Starr has seen her Boston studio become not just a business, but a community, a place where instructors know all students by name and where non-profit organizations are invited to hold fundraisers. The West Hartford studio has already begun to connect with the community by way of a food drive for the local food pantry, and a collaborative event for young professionals with Plan B Burger Bar next door. Twice a month in both locations, when regular classes are not meeting, Starr holds a special class for an outside organization at a discounted rate. In September, the Young Adult Division of the Jewish Federation of Greater Hartford came to the West Hartford studio for a Yoga & Schmooze event.

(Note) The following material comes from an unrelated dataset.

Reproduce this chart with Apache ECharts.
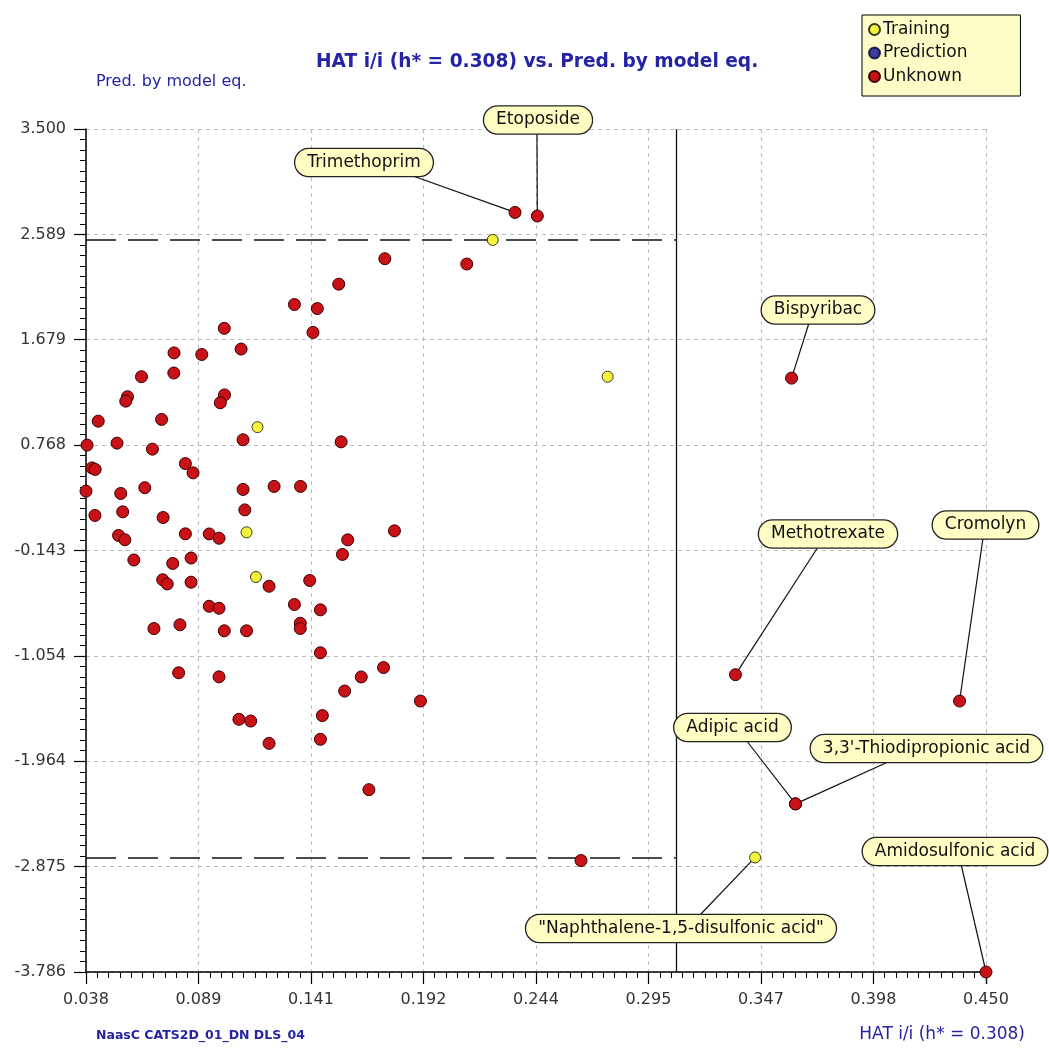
<!DOCTYPE html>
<html>
<head>
<meta charset="utf-8">
<script src="https://cdn.jsdelivr.net/npm/echarts@6/dist/echarts.min.js"></script>
<style>
html,body{margin:0;padding:0;background:#fff;}
#chart{width:1049px;height:1052px;}
</style>
</head>
<body>
<div id="chart"></div>
<script>
// ---------- DATA ----------
const xTickLabels = ['0.038','0.089','0.141','0.192','0.244','0.295','0.347','0.398','0.450'];
const yTickLabels = ['-3.786','-2.875','-1.964','-1.054','-0.143','0.768','1.679','2.589','3.500'];
const xMin = 0.038, xMax = 0.450;
const yMin = -3.786, yMax = 3.500;
const hStar = 0.308;
const upperLimit = 2.541;
const lowerLimit = -2.802;

// Unknown compounds (HAT i/i, Pred. by model eq.)
const unknownPoints = [
  [0.1013,1.777],[0.0783,1.565],[0.0910,1.551],[0.1090,1.598],[0.0634,1.359],[0.0782,1.391],
  [0.0570,1.186],[0.0562,1.148],[0.1014,1.202],[0.0995,1.134],[0.0436,0.975],[0.0726,0.990],
  [0.0385,0.768],[0.0522,0.785],[0.0684,0.733],[0.1099,0.814],[0.0407,0.571],[0.0422,0.558],
  [0.0835,0.608],[0.0870,0.528],[0.0380,0.370],[0.0539,0.350],[0.0649,0.400],[0.1099,0.385],
  [0.0421,0.160],[0.0548,0.191],[0.0733,0.142],[0.1107,0.208],[0.0529,-0.013],[0.0558,-0.050],
  [0.0835,0.001],[0.0944,0.000],[0.0989,-0.037],[0.0599,-0.225],[0.0777,-0.255],[0.0861,-0.208],
  [0.0731,-0.396],[0.0752,-0.432],[0.0861,-0.417],[0.0944,-0.625],[0.0989,-0.642],[0.0691,-0.818],
  [0.0810,-0.785],[0.1013,-0.837],[0.1115,-0.837],[0.0804,-1.200],[0.0989,-1.235],[0.1080,-1.602],
  [0.1134,-1.617],[0.1748,2.379],[0.1537,2.159],[0.1334,1.983],[0.1439,1.948],[0.1419,1.742],
  [0.1548,0.796],[0.1241,0.411],[0.1362,0.411],[0.1792,0.027],[0.1578,-0.051],[0.1554,-0.177],
  [0.1218,-0.452],[0.1404,-0.402],[0.1334,-0.610],[0.1453,-0.656],[0.1361,-0.772],[0.1361,-0.817],
  [0.1453,-1.027],[0.1742,-1.155],[0.1640,-1.236],[0.1564,-1.358],[0.1911,-1.444],[0.1462,-1.570],
  [0.1218,-1.810],[0.1453,-1.775],[0.1675,-2.210],[0.2123,2.333],[0.2646,-2.823]
];
// Training compounds
const trainingPoints = [
  [0.1165,0.923],[0.1115,0.014],[0.1158,-0.372],[0.2242,2.541],[0.2768,1.359]
];
// Prediction compounds (none)
const predictionPoints = [];

// Annotated compounds
const annotatedNames = ['Trimethoprim','Etoposide','Bispyribac','Methotrexate','Cromolyn',
  'Adipic acid',"3,3'-Thiodipropionic acid",'Amidosulfonic acid','"Naphthalene-1,5-disulfonic acid"'];
const annotatedPoints = [[0.2344,2.779],[0.2446,2.748],[0.3610,1.347],[0.3353,-1.216],[0.4379,-1.444],
  [0.3628,-2.333],[0.3628,-2.333],[0.4500,-3.786],[0.3443,-2.796]];
const annotatedSet = ['Unknown','Unknown','Unknown','Unknown','Unknown','Unknown','Unknown','Unknown','Training'];

// ---------- LAYOUT / STYLE ----------
// label box centres and leader-line attachment points (pixels)
const labelCenters = {
  'Trimethoprim':[364,162.5], 'Etoposide':[538,120], 'Bispyribac':[818,310],
  'Methotrexate':[828,534], 'Cromolyn':[985.5,525], 'Adipic acid':[732.5,727.5],
  "3,3'-Thiodipropionic acid":[926.5,748.5], 'Amidosulfonic acid':[955,851.5],
  '"Naphthalene-1,5-disulfonic acid"':[681,928.5]
};
const labelAnchors = {
  'Trimethoprim':[413,176], 'Etoposide':[537,133], 'Bispyribac':[809,323],
  'Methotrexate':[818,547], 'Cromolyn':[983,538], 'Adipic acid':[746,740],
  "3,3'-Thiodipropionic acid":[888,762], 'Amidosulfonic acid':[961,864],
  '"Naphthalene-1,5-disulfonic acid"':[699,916]
};
const FONT = 'DejaVu Sans';
const BLUE = '#2424a4';
const xInterval = (xMax - xMin) / 8;
const yInterval = (yMax - yMin) / 8;

function buildData(setName, plain) {
  const d = plain.map(p => ({value: p}));
  annotatedNames.forEach((n, i) => {
    if (annotatedSet[i] === setName) {
      d.push({value: annotatedPoints[i], name: n, label: {show: true, formatter: n}});
    }
  });
  return d;
}

const leaderLines = annotatedNames.map((n, i) => [
  {coord: annotatedPoints[i]},
  {x: labelAnchors[n][0], y: labelAnchors[n][1]}
]);

const annLabel = {
  show: false, color: '#111', fontFamily: FONT, fontSize: 17,
  backgroundColor: '#fdfdc4', borderColor: '#222', borderWidth: 1.3,
  borderRadius: 14, padding: [5, 12, 5, 12]
};
function annLayout(params) {
  const c = labelCenters[params.text];
  if (!c) return {};
  return {x: c[0], y: c[1], align: 'center', verticalAlign: 'middle'};
}

const axisCommon = {
  axisLine: {show: true, onZero: false, lineStyle: {color: '#000', width: 1.5}},
  axisTick: {show: true, length: 12, lineStyle: {color: '#000', width: 1.2}},
  minorTick: {show: true, splitNumber: 10, length: 6, lineStyle: {color: '#000', width: 1}},
  splitLine: {show: true, lineStyle: {color: '#bdbdbd', type: [4, 4], width: 1}},
  minorSplitLine: {show: false}
};

const chart = echarts.init(document.getElementById('chart'), null, {renderer: 'canvas'});
chart.setOption({
  animation: false,
  backgroundColor: '#fff',
  title: [
    {text: 'HAT i/i (h* = 0.308) vs. Pred. by model eq.', left: 316, top: 53, padding: 0,
     textStyle: {color: BLUE, fontFamily: FONT, fontSize: 18.6, fontWeight: 'bold'}},
    {text: 'Pred. by model eq.', left: 96, top: 74, padding: 0,
     textStyle: {color: BLUE, fontFamily: FONT, fontSize: 16, fontWeight: 'normal'}},
    {text: 'NaasC CATS2D_01_DN DLS_04', left: 96, top: 1029, padding: 0,
     textStyle: {color: BLUE, fontFamily: FONT, fontSize: 12.5, fontWeight: 'bold'}},
    {text: 'HAT i/i (h* = 0.308)', right: 24, top: 1026, padding: 0,
     textStyle: {color: BLUE, fontFamily: FONT, fontSize: 17, fontWeight: 'normal'}}
  ],
  legend: {
    left: 862, top: 15, orient: 'vertical',
    data: ['Training', 'Prediction', 'Unknown'],
    backgroundColor: '#fdfdc8', borderColor: '#000', borderWidth: 1, borderRadius: 0,
    padding: [6, 53, 11, 6], itemGap: 6.5, itemWidth: 11, itemHeight: 11,
    textStyle: {color: '#111', fontFamily: FONT, fontSize: 17, padding: [0, 0, 0, -2]}
  },
  grid: {left: 86, right: 63, top: 129, bottom: 80, containLabel: false},
  xAxis: Object.assign({
    type: 'value', min: xMin, max: xMax, interval: xInterval,
    axisLabel: {show: true, showMinLabel: true, showMaxLabel: true, margin: 20,
      color: '#333', fontFamily: FONT, fontSize: 16,
      formatter: v => xTickLabels[Math.round((v - xMin) / xInterval)] || ''}
  }, axisCommon),
  yAxis: Object.assign({
    type: 'value', min: yMin, max: yMax, interval: yInterval,
    axisLabel: {show: true, showMinLabel: true, showMaxLabel: true, margin: 20,
      color: '#333', fontFamily: FONT, fontSize: 16,
      formatter: v => yTickLabels[Math.round((v - yMin) / yInterval)] || ''}
  }, axisCommon),
  series: [
    {
      name: 'Training', type: 'scatter', symbol: 'circle', symbolSize: 11, clip: false, z: 4,
      itemStyle: {color: '#f4f43c', borderColor: '#3a3a1a', borderWidth: 1, opacity: 1},
      label: annLabel, labelLayout: annLayout,
      data: buildData('Training', trainingPoints)
    },
    {
      name: 'Prediction', type: 'scatter', symbol: 'circle', symbolSize: 11, clip: false,
      itemStyle: {color: '#0c0c90', borderColor: '#000030', borderWidth: 1},
      data: predictionPoints
    },
    {
      name: 'Unknown', type: 'scatter', symbol: 'circle', symbolSize: 12, clip: false, z: 3,
      itemStyle: {color: '#c81218', borderColor: '#3a0000', borderWidth: 1, opacity: 1},
      label: annLabel, labelLayout: annLayout,
      data: buildData('Unknown', unknownPoints),
      markLine: {
        silent: true, symbol: 'none', animation: false, z: 1,
        label: {show: false},
        data: [
          [{coord: [hStar, yMin], lineStyle: {color: '#111', width: 1.3, type: 'solid'}},
           {coord: [hStar, yMax]}],
          [{coord: [xMin, upperLimit], lineStyle: {color: '#111', width: 1.5, type: [30, 12]}},
           {coord: [hStar, upperLimit]}],
          [{coord: [xMin, lowerLimit], lineStyle: {color: '#111', width: 1.5, type: [30, 12]}},
           {coord: [hStar, lowerLimit]}]
        ].concat(leaderLines.map(l => [
          Object.assign({lineStyle: {color: '#111', width: 1.2, type: 'solid'}}, l[0]), l[1]
        ]))
      }
    }
  ]
});
</script>
</body>
</html>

“I love doing collaborative events because there are so few opportunities for people to get together and have a social event that doesn’t necessarily involve going to a bar or a restaurant,” Starr says. “Sometimes you want to do something else, especially if you’re living in the suburbs, where it can be very hard to meet people. The studio provides an opportunity for people to do just that: to get together with a group of people they already know or just know via social media. I’m excited to show how there is so much of a social aspect that can be integrated in fitness, which gives people a platform to get healthier in a way that’s not so serious.”

Starr is now planning events in her studio for University of Hartford Hillel and Trinity College Hillel.

“I will collaborate with anyone,” she says. “My happy place is sharing yoga or barre or any type of fitness with a group. I love charity work; I encourage my teachers to let me know about any charity that they want to raise money for. This is why I have these studios, so that people can do something healthy together.”